I tried the call directly too but for me it fails because

java.io.IOException: Server returned HTTP response code: 403 for URL: http://www.loc.gov/standards/alto/alto.xsd                                                             

because apparently the LoC is using Cloudflare which does not allow calling with the user agent of PageConverter.jar...

If you have an idea how to get past that, I can investigate further, for now I am stuck.

One guess would be that <?xml version="1.0" encoding="UTF-8"?> might be the reason for failing on the first character of the first line.

stweil commented 11 months ago

Strange. Why do you see an IOException for an http URL, although the ALTO file uses an https URL?

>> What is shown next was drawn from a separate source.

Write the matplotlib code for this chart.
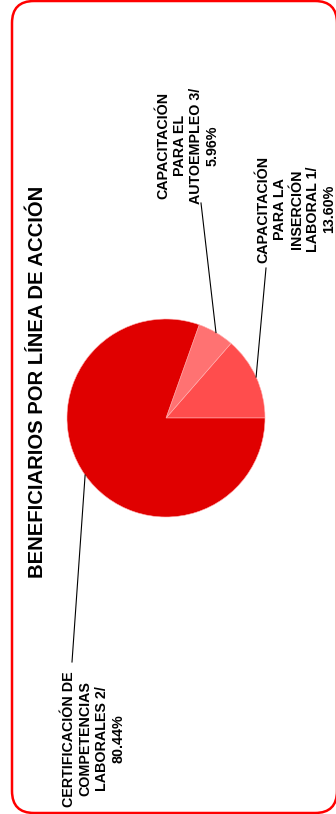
import numpy as np
import matplotlib.pyplot as plt
from matplotlib.patches import FancyBboxPatch

plt.rcParams["font.family"] = ["Liberation Sans", "DejaVu Sans"]

TITLE = "BENEFICIARIOS POR LÍNEA DE ACCIÓN"
LABELS = [
    "CAPACITACIÓN\nPARA LA\nINSERCIÓN\nLABORAL 1/",
    "CAPACITACIÓN\nPARA EL\nAUTOEMPLEO 3/",
    "CERTIFICACIÓN DE\nCOMPETENCIAS\nLABORALES 2/",
]
SHARES = [13.60, 5.96, 80.44]
COLORS = ["#ff4d4d", "#ff7272", "#e00000"]

# layout in pixel coords (y up), chart drawn rotated 90 degrees
CENTER = (166, 396)
RADIUS = 99
LABEL_POS = [(296.5, 605), (188, 668.5), (94, 75)]
LINE_END = [(266, 546), (201, 611), (72, 152)]

fig = plt.figure(figsize=(3.36, 8.14), dpi=100)
ax = fig.add_axes([0, 0, 1, 1])

border = FancyBboxPatch((12, 1), 325, 812, boxstyle="round,pad=0,rounding_size=22",
                        facecolor="none", edgecolor="#ff0000", linewidth=1.8, clip_on=False)
ax.add_patch(border)

wedges, _ = ax.pie(SHARES, colors=COLORS, startangle=0, counterclock=True,
                   center=CENTER, radius=RADIUS, frame=True,
                   wedgeprops={"linewidth": 0.4, "edgecolor": "#ffb0b0"})
ax.set_xlim(0, 336)
ax.set_ylim(0, 814)
ax.axis("off")

for w, label, share, pos, end in zip(wedges, LABELS, SHARES, LABEL_POS, LINE_END):
    mid = np.deg2rad((w.theta1 + w.theta2) / 2)
    edge = (CENTER[0] + RADIUS * np.cos(mid), CENTER[1] + RADIUS * np.sin(mid))
    ax.plot([edge[0], end[0]], [edge[1], end[1]], color="black", linewidth=0.8)
    ax.text(pos[0], pos[1], f"{label}\n{share:.2f}%", rotation=90, ha="center", va="center",
            multialignment="center", fontsize=10.3, fontweight="bold", linespacing=1.22)

ax.text(38, 432, TITLE, rotation=90, ha="center", va="center",
        fontsize=14.6, fontweight="bold")

fig.savefig("out.png", dpi=100)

The error message which I get with "lineNumber: 1; columnNumber: 1" is misleading. The ALTO input is processed and converted to a PAGE XML file which looks correct. So the SAXParseException occurs after the conversion. Nothing changes if I remove line 1 from the ALTO file.

stweil commented 11 months ago

I'll merge this pull request. The PageConverter issue will be handled separately.